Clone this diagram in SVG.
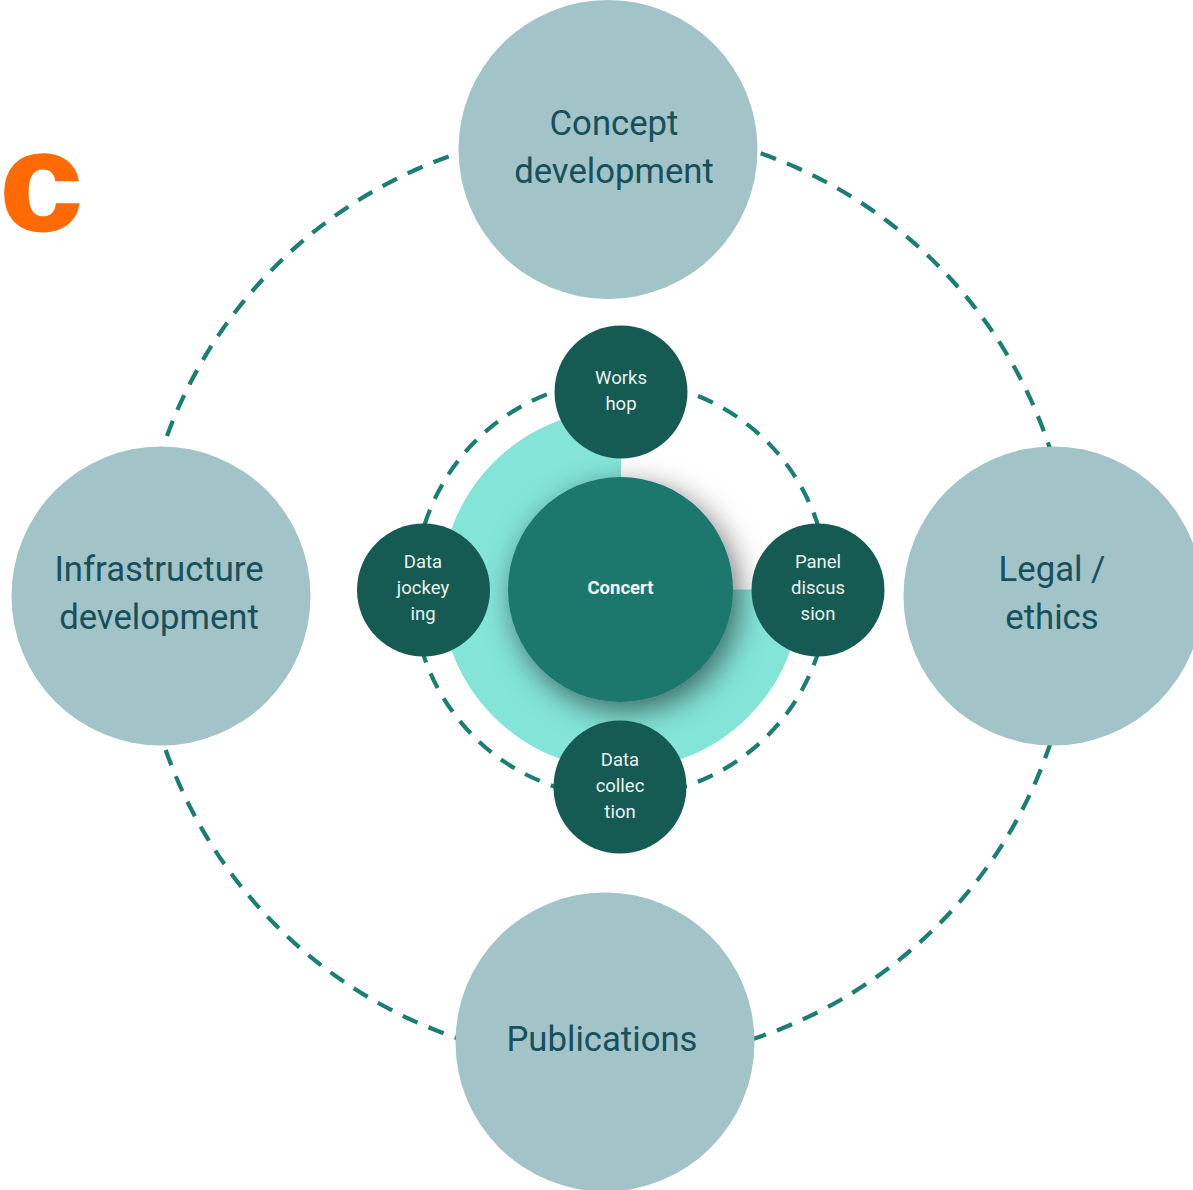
<svg xmlns="http://www.w3.org/2000/svg" width="1193" height="1190" viewBox="0 0 1193 1190">
<style>
.big{fill:#a2c3c8}
.small{fill:#165a54}
.dash{fill:none;stroke:#1a7f70;stroke-width:4.200;stroke-dasharray:16.300 11.800}
.bt{font-family:Roboto,"Liberation Sans",sans-serif;font-size:34.700px;fill:#17505a;text-anchor:middle}
.st{font-family:Roboto,"Liberation Sans",sans-serif;font-size:18.500px;fill:#e9f3f2;text-anchor:middle}
.ct{font-family:Roboto,"Liberation Sans",sans-serif;font-size:18.500px;font-weight:700;fill:#f4f9f8;text-anchor:middle}
</style>
<defs>
<filter id="sh" x="-40%" y="-40%" width="190%" height="190%"><feDropShadow dx="6" dy="9" stdDeviation="15" flood-color="#000" flood-opacity="0.55"/></filter>
</defs>
<text transform="translate(0 229.500) scale(1.06 1)" font-family="'Liberation Sans',sans-serif" font-weight="700" font-size="139" fill="#ff6a05" stroke="#ff6a05" stroke-width="3">c</text>
<g id="connectors">
<path class="dash" d="M760.700 153.300A467.500 467.500 0 0 1 1052 455"/>
<path class="dash" d="M1050.500 743A467.500 467.500 0 0 1 750 1040"/>
<path class="dash" d="M165.700 750A467.500 467.500 0 0 0 460 1039"/>
<path class="dash" d="M167 436A467.500 467.500 0 0 1 462 152"/>
<path class="dash" d="M698 396A207.500 207.500 0 0 1 820 532"/>
<path class="dash" d="M819 650A207.500 207.500 0 0 1 680 788"/>
<path class="dash" d="M421 647A207.500 207.500 0 0 0 556 787"/>
<path class="dash" d="M424.500 525A207.500 207.500 0 0 1 556 391"/>
</g>
<g id="ring"><path d="M621 409.500A180 180 0 1 0 801 589.500H621Z" fill="#84e4d8"/></g>
<g id="concert"><circle cx="620.500" cy="589.500" r="112.500" fill="#1a776c" filter="url(#sh)"/><text class="ct" x="620.500" y="594">Concert</text></g>
<g id="workshop"><circle cx="621" cy="392" r="66.500" class="small"/><text class="st"><tspan x="621" y="384">Works</tspan><tspan x="621" y="410">hop</tspan></text></g>
<g id="data-jockeying"><circle cx="423.500" cy="590" r="66.500" class="small"/><text class="st"><tspan x="423" y="568">Data</tspan><tspan x="423" y="594">jockey</tspan><tspan x="423" y="620">ing</tspan></text></g>
<g id="panel"><circle cx="818" cy="590" r="66.500" class="small"/><text class="st"><tspan x="818" y="568">Panel</tspan><tspan x="818" y="594">discus</tspan><tspan x="818" y="620">sion</tspan></text></g>
<g id="data-collection"><circle cx="620" cy="787" r="66.500" class="small"/><text class="st"><tspan x="620" y="766">Data</tspan><tspan x="620" y="792">collec</tspan><tspan x="620" y="818">tion</tspan></text></g>
<g id="concept"><circle cx="608" cy="149.500" r="149.500" class="big"/><text class="bt"><tspan x="614" y="135.400">Concept</tspan><tspan x="614" y="183.400">development</tspan></text></g>
<g id="infrastructure"><circle cx="161" cy="596" r="149.500" class="big"/><text class="bt"><tspan x="159" y="581.400">Infrastructure</tspan><tspan x="159" y="629.400">development</tspan></text></g>
<g id="legal"><circle cx="1053" cy="596" r="149.500" class="big"/><text class="bt"><tspan x="1052" y="581.400">Legal /</tspan><tspan x="1052" y="629.400">ethics</tspan></text></g>
<g id="publications"><circle cx="605" cy="1042" r="149.500" class="big"/><text class="bt" x="602" y="1051.400">Publications</text></g>
</svg>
============================================================
■ **Exercise description**
The data above should be repeated exactly, minus any pictures.

■ **The reply**
Clone this diagram in SVG.
<svg xmlns="http://www.w3.org/2000/svg" width="1193" height="1190" viewBox="0 0 1193 1190">
<style>
.big{fill:#a2c3c8}
.small{fill:#165a54}
.dash{fill:none;stroke:#1a7f70;stroke-width:4.200;stroke-dasharray:16.300 11.800}
.bt{font-family:Roboto,"Liberation Sans",sans-serif;font-size:34.700px;fill:#17505a;text-anchor:middle}
.st{font-family:Roboto,"Liberation Sans",sans-serif;font-size:18.500px;fill:#e9f3f2;text-anchor:middle}
.ct{font-family:Roboto,"Liberation Sans",sans-serif;font-size:18.500px;font-weight:700;fill:#f4f9f8;text-anchor:middle}
</style>
<defs>
<filter id="sh" x="-40%" y="-40%" width="190%" height="190%"><feDropShadow dx="6" dy="9" stdDeviation="15" flood-color="#000" flood-opacity="0.55"/></filter>
</defs>
<text transform="translate(0 229.500) scale(1.06 1)" font-family="'Liberation Sans',sans-serif" font-weight="700" font-size="139" fill="#ff6a05" stroke="#ff6a05" stroke-width="3">c</text>
<g id="connectors">
<path class="dash" d="M760.700 153.300A467.500 467.500 0 0 1 1052 455"/>
<path class="dash" d="M1050.500 743A467.500 467.500 0 0 1 750 1040"/>
<path class="dash" d="M165.700 750A467.500 467.500 0 0 0 460 1039"/>
<path class="dash" d="M167 436A467.500 467.500 0 0 1 462 152"/>
<path class="dash" d="M698 396A207.500 207.500 0 0 1 820 532"/>
<path class="dash" d="M819 650A207.500 207.500 0 0 1 680 788"/>
<path class="dash" d="M421 647A207.500 207.500 0 0 0 556 787"/>
<path class="dash" d="M424.500 525A207.500 207.500 0 0 1 556 391"/>
</g>
<g id="ring"><path d="M621 409.500A180 180 0 1 0 801 589.500H621Z" fill="#84e4d8"/></g>
<g id="concert"><circle cx="620.500" cy="589.500" r="112.500" fill="#1a776c" filter="url(#sh)"/><text class="ct" x="620.500" y="594">Concert</text></g>
<g id="workshop"><circle cx="621" cy="392" r="66.500" class="small"/><text class="st"><tspan x="621" y="384">Works</tspan><tspan x="621" y="410">hop</tspan></text></g>
<g id="data-jockeying"><circle cx="423.500" cy="590" r="66.500" class="small"/><text class="st"><tspan x="423" y="568">Data</tspan><tspan x="423" y="594">jockey</tspan><tspan x="423" y="620">ing</tspan></text></g>
<g id="panel"><circle cx="818" cy="590" r="66.500" class="small"/><text class="st"><tspan x="818" y="568">Panel</tspan><tspan x="818" y="594">discus</tspan><tspan x="818" y="620">sion</tspan></text></g>
<g id="data-collection"><circle cx="620" cy="787" r="66.500" class="small"/><text class="st"><tspan x="620" y="766">Data</tspan><tspan x="620" y="792">collec</tspan><tspan x="620" y="818">tion</tspan></text></g>
<g id="concept"><circle cx="608" cy="149.500" r="149.500" class="big"/><text class="bt"><tspan x="614" y="135.400">Concept</tspan><tspan x="614" y="183.400">development</tspan></text></g>
<g id="infrastructure"><circle cx="161" cy="596" r="149.500" class="big"/><text class="bt"><tspan x="159" y="581.400">Infrastructure</tspan><tspan x="159" y="629.400">development</tspan></text></g>
<g id="legal"><circle cx="1053" cy="596" r="149.500" class="big"/><text class="bt"><tspan x="1052" y="581.400">Legal /</tspan><tspan x="1052" y="629.400">ethics</tspan></text></g>
<g id="publications"><circle cx="605" cy="1042" r="149.500" class="big"/><text class="bt" x="602" y="1051.400">Publications</text></g>
</svg>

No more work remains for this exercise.